2. Again Error --> ParserError: Error tokenizing data. C error: Expected 89 fields in line 12922, saw 90
![find error](2.png)
The reason is that the expression in german way: 1100000,00€. The comma here will also be translated to the separation of column. Because this is the sole case, so I'd like to change this manuelly in .csv file, e.g. 1100000,00€ --> 1100000. **Change it in aufgabe1_ori.csv!!!**

In [None]:
# Now read the cleaned data with pandas
df = pd.read_csv(output_file)

3. DtypeWarning: Columns (4) have mixed types

In [None]:
# get data types of all columns
print(df.dtypes)

In [None]:
print(df.columns)

In [None]:
# Check data types in column 4
unique_types = df['Potential'].map(type).value_counts()
print(unique_types)

## Zweck der Daten

In [None]:
print(df.head())

In [None]:
print(df.tail())

In [None]:
print(df.info())

In [None]:
print(df.describe())

This data set shows: (to be complete...)
- Information over soccer player, including basic personal information, analysis of skills, values etc.
- 

# Aufgabe 1b)-1d)
b) Visualisieren Sie die Daten aus a) mittels einer interaktiven Applikation in Python, indem Sie die Verteilungen darstellen:  
- Verteilung der Items ???
- Gegenüberstellung der Attribute Age und Wage (in Euro)
- Gegenüberstellung der Attribute Age und Overall  


c) Bauen Sie bei allen Darstellungen Interaktionsmöglichkeiten zum Filtern der Daten ein.

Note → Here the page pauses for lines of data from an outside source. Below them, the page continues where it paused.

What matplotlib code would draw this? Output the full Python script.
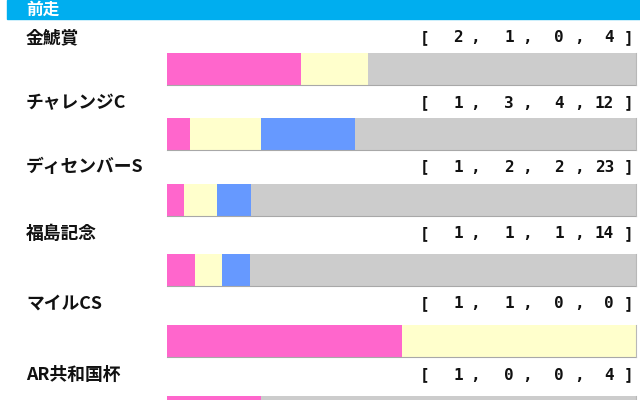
import matplotlib
matplotlib.use("Agg")
import matplotlib.pyplot as plt
from matplotlib.patches import Rectangle

plt.rcParams['font.family'] = ['Noto Sans CJK JP', 'DejaVu Sans']

header = "前走"
races = ["金鯱賞", "チャレンジC", "ディセンバーS", "福島記念", "マイルCS", "AR共和国杯"]
first = [2, 1, 1, 1, 1, 1]
second = [1, 3, 2, 1, 1, 0]
third = [0, 4, 2, 1, 0, 0]
other = [4, 12, 23, 14, 0, 4]

colors = ["#FF66CC", "#FFFFCC", "#6699FF", "#CCCCCC"]

# layout (pixels)
W, H = 640, 400
bar_tops = [53, 118, 184, 254, 325, 396]
bar_h = 32
label_y = [38, 103, 167, 234, 304, 375]
bar_left, bar_right = 167, 636

fig = plt.figure(figsize=(W / 100, H / 100), dpi=100)
fig.patch.set_facecolor("white")

# header
fig.patches.append(Rectangle((7 / W, 1 - 19 / H), 1 - 7 / W, 19 / H,
                             transform=fig.transFigure, color="#00AEEF", zorder=0))
fig.text(26 / W, 1 - 9.5 / H, header, color="white", fontsize=12, fontweight="bold",
         va="center", ha="left")

ax = fig.add_axes([bar_left / W, 0, (bar_right - bar_left) / W, 1])
ax.set_xlim(0, 1)
ax.set_ylim(H, 0)
ax.axis("off")

for i, name in enumerate(races):
    vals = [first[i], second[i], third[i], other[i]]
    tot = sum(vals)
    left = 0.0
    yc = bar_tops[i] + bar_h / 2
    for v, c in zip(vals, colors):
        if v == 0:
            continue
        frac = v / tot
        ax.barh(yc, frac, left=left, height=bar_h, color=c, edgecolor="none", clip_on=False)
        left += frac
    # subtle shadow at bottom/right of bar
    ax.plot([0, 1], [bar_tops[i] + bar_h, bar_tops[i] + bar_h], color="#A8A8A8",
            lw=0.8, clip_on=False)
    ax.plot([1, 1], [bar_tops[i], bar_tops[i] + bar_h], color="#B8B8B8",
            lw=0.8, clip_on=False)

    ty = 1 - label_y[i] / H
    fig.text(26 / W, ty, name, fontsize=12.8, fontweight="bold", va="center", ha="left",
             color="#111111")
    mono = dict(fontsize=11.5, fontweight="bold", va="center", color="#111111",
                family="DejaVu Sans Mono")
    fig.text(420 / W, ty, "[", ha="left", **mono)
    num_right = [463, 514, 564, 614]
    comma_x = [470, 522, 574]
    for j, v in enumerate(vals):
        fig.text(num_right[j] / W, ty, str(v), ha="right", **mono)
    for cx in comma_x:
        fig.text(cx / W, ty, ",", ha="left", **mono)
    fig.text(624 / W, ty, "]", ha="left", **mono)

fig.savefig("out.png", dpi=100)
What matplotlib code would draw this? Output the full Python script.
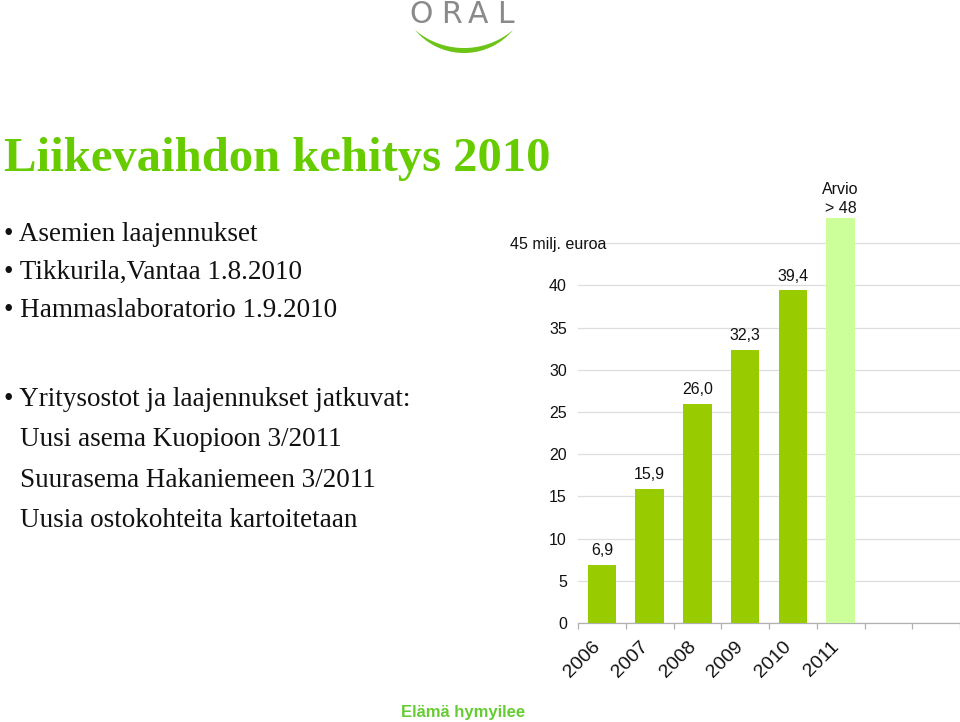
import numpy as np
import matplotlib
matplotlib.use("Agg")
import matplotlib.pyplot as plt
from matplotlib.patches import Polygon
from matplotlib.transforms import ScaledTranslation

# ---- data ----
years = ["2006", "2007", "2008", "2009", "2010", "2011"]
revenue = [6.9, 15.9, 26.0, 32.3, 39.4, 48.0]
value_labels = ["6,9", "15,9", "26,0", "32,3", "39,4", "Arvio\n> 48"]
is_estimate = [False, False, False, False, False, True]
y_ticks = [0, 5, 10, 15, 20, 25, 30, 35, 40]
y_unit_label = "45 milj. euroa"

title = "Liikevaihdon kehitys 2010"
bullets_top = ["• Asemien laajennukset",
               "• Tikkurila,Vantaa 1.8.2010",
               "• Hammaslaboratorio 1.9.2010"]
bullet_main = "• Yritysostot ja laajennukset jatkuvat:"
sub_lines = ["Uusi asema Kuopioon 3/2011",
             "Suurasema Hakaniemeen 3/2011",
             "Uusia ostokohteita kartoitetaan"]
footer = "Elämä hymyilee"
logo_letters = ["O", "R", "A", "L"]

# ---- styles ----
W, H = 960, 722
BAR = "#99cc00"
BAR_EST = "#ccff99"
TITLE_GREEN = "#66cc00"
GRID = "#dedede"
SANS = "Liberation Sans"
SERIF = "Liberation Serif"

fig = plt.figure(figsize=(W / 100, H / 100), dpi=100)
fig.patch.set_facecolor("white")

# chart axes (pixel geometry)
x0, x1 = 578, 960
y_zero = 623
px_per_unit = 8.44
y_top_val = 50
ax = fig.add_axes([x0 / W, 1 - y_zero / H, (x1 - x0) / W, y_top_val * px_per_unit / H])
ax.set_xlim(-0.5, 7.5)
ax.set_ylim(0, y_top_val)

xpos = np.arange(len(years))
colors = [BAR_EST if e else BAR for e in is_estimate]
bars = ax.bar(xpos, revenue, width=0.6, color=colors, zorder=3, clip_on=False)

for b, lab, est in zip(bars, value_labels, is_estimate):
    ax.annotate(lab, (b.get_x() + b.get_width() / 2, b.get_height()),
                xytext=(0, 1.5 if est else 5), textcoords="offset points",
                ha="center", va="bottom", fontsize=11.5, family=SANS,
                color="#111111", linespacing=1.3, zorder=4)

# grid lines
for v in y_ticks + [45]:
    ax.axhline(v, color=GRID, lw=0.9, zorder=1)

for s in ["top", "right", "left"]:
    ax.spines[s].set_visible(False)
ax.spines["bottom"].set_color("#b0b0b0")
ax.spines["bottom"].set_linewidth(0.9)

ax.set_yticks(y_ticks)
ax.set_yticklabels([str(v) for v in y_ticks], fontsize=11.5, family=SANS, color="#111111")
ax.tick_params(axis="y", length=0, pad=8)

ax.set_xticks(xpos)
ax.set_xticklabels(years, fontsize=14, family=SANS, color="#111111",
                   rotation=45, ha="right", va="center", rotation_mode="anchor")
ax.tick_params(axis="x", which="major", length=0, pad=15)
shift = ScaledTranslation(-3 / 72, 0, fig.dpi_scale_trans)
for lbl in ax.get_xticklabels():
    lbl.set_transform(lbl.get_transform() + shift)
ax.set_xticks(np.arange(-0.5, 8.0, 1.0), minor=True)
ax.tick_params(axis="x", which="minor", length=4, color="#b0b0b0", width=0.9)

# overlay axes in pixel coordinates for slide text
ov = fig.add_axes([0, 0, 1, 1], facecolor="none")
ov.set_xlim(0, W)
ov.set_ylim(H, 0)
ov.axis("off")

ov.text(510, 244, y_unit_label, fontsize=11.5, family=SANS, color="#111111",
        ha="left", va="center")

ov.text(4, 171, title, fontsize=35, family=SERIF, weight="bold",
        color=TITLE_GREEN, ha="left", va="baseline")

for i, line in enumerate(bullets_top):
    ov.text(4, [241, 279, 317][i], line, fontsize=19.5, family=SERIF,
            color="#111111", ha="left", va="baseline")
ov.text(4, 406, bullet_main, fontsize=19.5, family=SERIF,
        color="#111111", ha="left", va="baseline")
for i, line in enumerate(sub_lines):
    ov.text(20, [446, 487, 527][i], line, fontsize=19.5, family=SERIF,
            color="#111111", ha="left", va="baseline")

# logo
for ch, cx in zip(logo_letters, [421.5, 451.5, 478.5, 505]):
    ov.text(cx, 23, ch, fontsize=21.5, family="DejaVu Sans", color="#8a8a8a",
            ha="center", va="baseline")
cxl = 464
R1, cy1 = 63.7, -10.7
R2, cy2 = 75.7, -27.7
t1 = np.arcsin(49 / R1)
t2 = np.arcsin(49 / R2)
ta = np.linspace(-t1, t1, 60)
tb = np.linspace(t2, -t2, 60)
pts = np.vstack([np.column_stack([cxl + R1 * np.sin(ta), cy1 + R1 * np.cos(ta)]),
                 np.column_stack([cxl + R2 * np.sin(tb), cy2 + R2 * np.cos(tb)])])
ov.add_patch(Polygon(pts, closed=True, facecolor="#6cc417", edgecolor="none"))

ov.text(463, 717, footer, fontsize=12, family=SANS, weight="bold",
        color="#66cc33", ha="center", va="baseline")

fig.savefig("out.png", dpi=100, facecolor="white")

Sollten die Daten Ausreißer haben, passen Sie Ihre Visualisierung dahingehend an. Bauen Sie zudem Filtermöglichkeiten zum Filtern nach den Attribute Nationality und Club ein.  
d) Erstellen Sie eine Darstellung zum Vergleich von Datenpunkten, bsp. Zeile 5 mit Zeile 35 des Datensatz. Die zuvergleichenden Datenpunkte sollen interaktiv wählbar sein. 

## "Excel" App

In [None]:
# Import packages
from dash import Dash, html, dash_table

# Incorporate data
df = pd.read_csv('aufgabe1_clean.csv')

# Initialize the app
app = Dash()

# App layout
app.layout = [
    html.Div(children='My First App with Data'),
    dash_table.DataTable(data=df.to_dict('records'), page_size=20)
]

# Run the app
if __name__ == '__main__':
    app.run(debug=True)


## Aufgabe App

In [None]:
import pandas as pd
from dash import Dash, html, dcc, Input, Output
import plotly.express as px
import dash_bootstrap_components as dbc
from dash_bootstrap_templates import load_figure_template


# read data from the csv file
df = pd.read_csv("aufgabe1_clean.csv")

# Initialize dash app with bootstrap theme
load_figure_template('morph')
app = Dash(__name__, external_stylesheets=[dbc.themes.MORPH])

min_year = 1
max_year = 10
team_states = "j"

# Layout, HTML Components
app.layout = html.Div([
    
    # Dashboard
    html.Div([
        html.H1(f'IVDA Praktikum Aufgabe 1', className='text-center pb-3'),
        
        html.Div([
            # firt section: verteilung der items
            html.Div([
                html.H3('Verteilung der Items')
            ], className='col-12 col-xl-6 p-3'),
            # second section: correlation between Wage and Age, Overall and Age
            html.Div([
                html.H3('Correlation'),
                html.Div
            ],className='col-12 col-xl-6 p-3')
        ], className = 'row'),

        # third section: Vergleich zwischen Players
        html.Div([
            html.H3('Vergleich')
        ])
    ], className = 'container-fluid'),

    # Footer
    html.Footer([
        html.Div([
            html.A('Author: Huo Jiang, Tina', href='https://github.com'),
            html.Span(' | '),
            html.A('Copyright', href='https://www.uni-leipzig.de')
        ], className='bg-light text-dark text-center py-3 fs-5')
    ])
])
if __name__ == '__main__':
    app.run_server(debug=True)


Columns (4) have mixed types. Specify dtype option on import or set low_memory=False.